During the months when Tim could no longer work, he spent a great deal of time visioning the ultimate hoof-trimming trailer that would provide less stress on his clients and allow him to do his work independently and with significantly less pain and physical stress. In his mind's eye, he could see the finished product with a hydraulic lift for the cows that would literally roll them to their sides and lift them to eye level, where their hooves could be easily managed. He knew that he wanted an enclosed environment, and recognized that would require a cattle trailer with a raised ceiling. Tim also knew he wanted the trailer insulated to keep it warm in the winter and cool in the summer. Since he would work inside, both he and the cows would be much more comfortable and less exposed to sun, rain, snow, wind and other weather issues.

Tim's trailer would include a small living area where he would be able to cook simple meals, and sleep in relative comfort in between jobs. Outside, a series of gates would move the cows from barnyard to inside chute with little agitation and significantly more efficiency. A generator would allow him to serve Amish clients, and also help out at farms where equipment wattages did not match up with the available electrical supply. He had a design; he just needed the resources to make it happen.

Then in 2004, Tim was introduced to the Office for Vocational Rehabilitation, and later to AgrAbility for Pennsylvanians. He learned that the AgrAbility Project works with farmers and farm family members who are struggling with an injury or long-term health condition to identify equipment and modifications that will allow them to continue to farm. AgrAbility staff listened carefully to Tim's needs and ideas, and then along with Carol Edgar, OVR Rehab Counselor, helped him apply for OVR's special Independent Capital Access Network (ICAN) grant. The ICAN grant is specifically made available to small business owners to pay for disability-related expenses associated with employing an individual with special needs.

The grant provided about 80% of the funds to pay for the trailer, table, and gate system.
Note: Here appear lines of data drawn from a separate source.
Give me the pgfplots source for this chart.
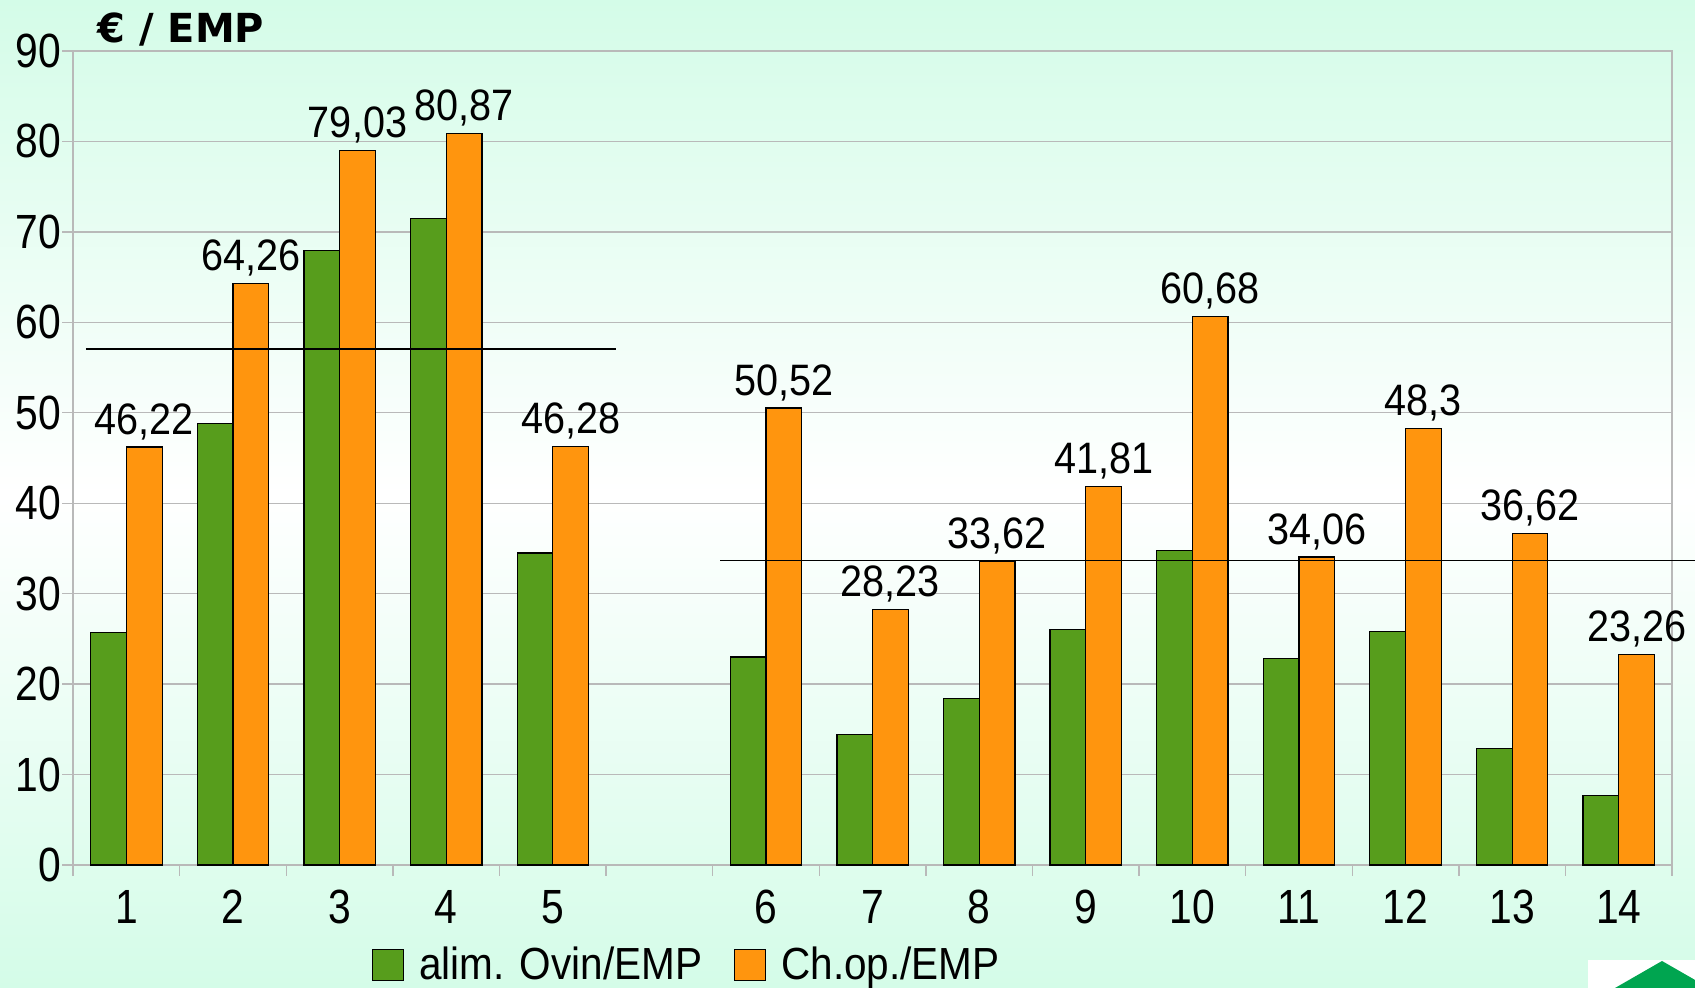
\documentclass[border=0pt]{standalone}
\usepackage{pgfplots}
\pgfplotsset{compat=1.18}
\usepackage{fontspec}
\setmainfont{Liberation Sans}[FakeStretch=0.9]
\newfontfamily\tickfont{Liberation Sans}[FakeStretch=0.85]
\newfontfamily\titlefont{DejaVu Sans}
\definecolor{mint}{RGB}{212,252,232}
\definecolor{barGreen}{HTML}{579D1C}
\definecolor{barOrange}{HTML}{FF950E}
\definecolor{gridgray}{RGB}{185,185,185}
\definecolor{logogreen}{HTML}{00A550}

\begin{document}
\begin{tikzpicture}
\useasboundingbox (0,0) rectangle (847.5pt,494pt);
\shade[top color=mint, bottom color=mint, middle color=white] (0,0) rectangle (847.5pt,494pt);
% logo corner
\fill[white] (794pt,0) rectangle (847.5pt,14pt);
\fill[logogreen] (807.5pt,0) -- (831pt,13.5pt) -- (854.5pt,0) -- cycle;
\node[anchor=base west, inner sep=0, font=\titlefont\bfseries\fontsize{20}{24}\selectfont] at (48.5pt,472.5pt) {€ / EMP};
\begin{axis}[
    at={(36.6pt,61.5pt)}, anchor=south west,
    scale only axis, width=799.4pt, height=407pt,
    xmin=0.5, xmax=15.5, ymin=0, ymax=90,
    ytick={0,10,...,90},
    xtick={1,...,15},
    xticklabels={1,2,3,4,5,{},6,7,8,9,10,11,12,13,14},
    minor xtick={0.5,1.5,...,15.5},
    tick align=outside, tick pos=left,
    major tick length=5.5pt, minor tick length=5.5pt,
    every major x tick/.append style={draw=none},
    tick style={gridgray, line width=0.7pt},
    ymajorgrids, grid style={gridgray, line width=0.7pt},
    axis line style={gridgray, line width=0.7pt},
    ticklabel style={font=\tickfont\fontsize{24}{28}\selectfont},
    yticklabel style={xshift=3pt},
    xticklabel style={yshift=-3.5pt},
    /pgf/number format/assume math mode=true,
    /pgf/number format/use comma,
    clip=false,
    ybar, bar width=0.335,
    legend columns=-1,
    legend style={at={(0.183,-0.123)}, anchor=west, draw=none, fill=none,
        font=\fontsize{22.5}{26}\selectfont,
        /tikz/every even column/.append style={column sep=14pt}},
    legend image code/.code={\draw[#1] (0pt,-7.7pt) rectangle (15.5pt,7.7pt); \path (21pt,0);},
]
\addplot[fill=barGreen, draw=black, line width=0.6pt, bar shift=-0.1675]
  coordinates {(1,25.7) (2,48.8) (3,67.9) (4,71.5) (5,34.5)
               (7,23.0) (8,14.4) (9,18.4) (10,26.0) (11,34.8) (12,22.8) (13,25.8) (14,12.9) (15,7.7)};
\addlegendentry{alim. Ovin/EMP}
\addplot[fill=barOrange, draw=black, line width=0.6pt, bar shift=0.1675,
    nodes near coords, nodes near coords style={font=\fontsize{22}{26}\selectfont, black}]
  coordinates {(1,46.22) (2,64.26) (3,79.03) (4,80.87) (5,46.28)
               (7,50.52) (8,28.23) (9,33.62) (10,41.81) (11,60.68) (12,34.06) (13,48.3) (14,36.62) (15,23.26)};
\addlegendentry{Ch.op./EMP}
% reference lines
\addplot[sharp plot, black, line width=0.7pt, forget plot] coordinates {(0.62,57.05) (5.59,57.05)};
\addplot[sharp plot, black, line width=0.7pt, forget plot] coordinates {(6.57,33.68) (15.73,33.68)};
\end{axis}
\end{tikzpicture}
\end{document}
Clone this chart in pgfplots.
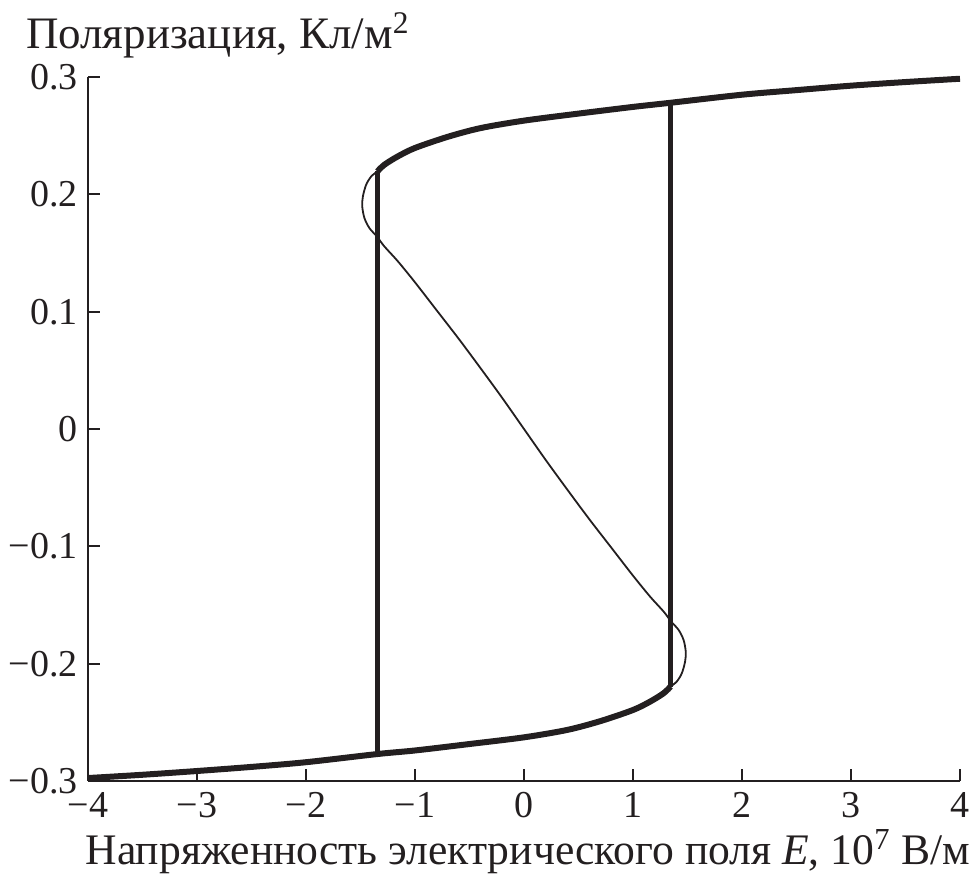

The trailer sports the tilting table, high ceilings, insulation, lighting, and living areas. It also has cameras mounted at the sides and rear to allow Tim to back-up without twisting. While the gating system takes a bit of time to set-up - about 20-30 minutes - it saves significant amounts of time throughout day. All these changes have made a huge difference in Tim's comfort level, and they've also further enhanced Tim's existing reputation as someone who is gentle and thoughtful with his bovine customers.

"Tim always was a good man with my animals," relays Jake Tanis, of Ideal Holsteins, Centre Hall, PA. "The new system takes his work to a whole new level, however. The cows are much less stressed with the hydraulic table, and more comfortable both before and during their trim. He truly cares about the health and welfare of his clients, both animal and human, and it shows in his work. I'm glad he is back on his feet and able to do the work he loves."

"I do like my job," shares Tim. "I like working with cows; especially top-grade animals. It gives me a real sense of satisfaction when they do well in the judging of their feet and legs during a competition. It's equally as rewarding to see a cow walk correctly around the barnyard, and know that I have helped make her more comfortable and helped the farmer gain better production. Proper hoof care also impacts the longevity of herd life, and in today's economy, that's a critical factor."

AgrAbility for Pennsylvanians helps individuals who are coping with many different kinds of physical challenges, including arthritis, stroke, knee and back problems, amputations, vision and hearing disabilities, and many others. The project is funded through a grant of the United States Department of Agriculture. In Pennsylvania, the project partners include Penn State Extension, Easter Seals Central Pennsylvania, and the Pennsylvania Assistive Technology Foundation.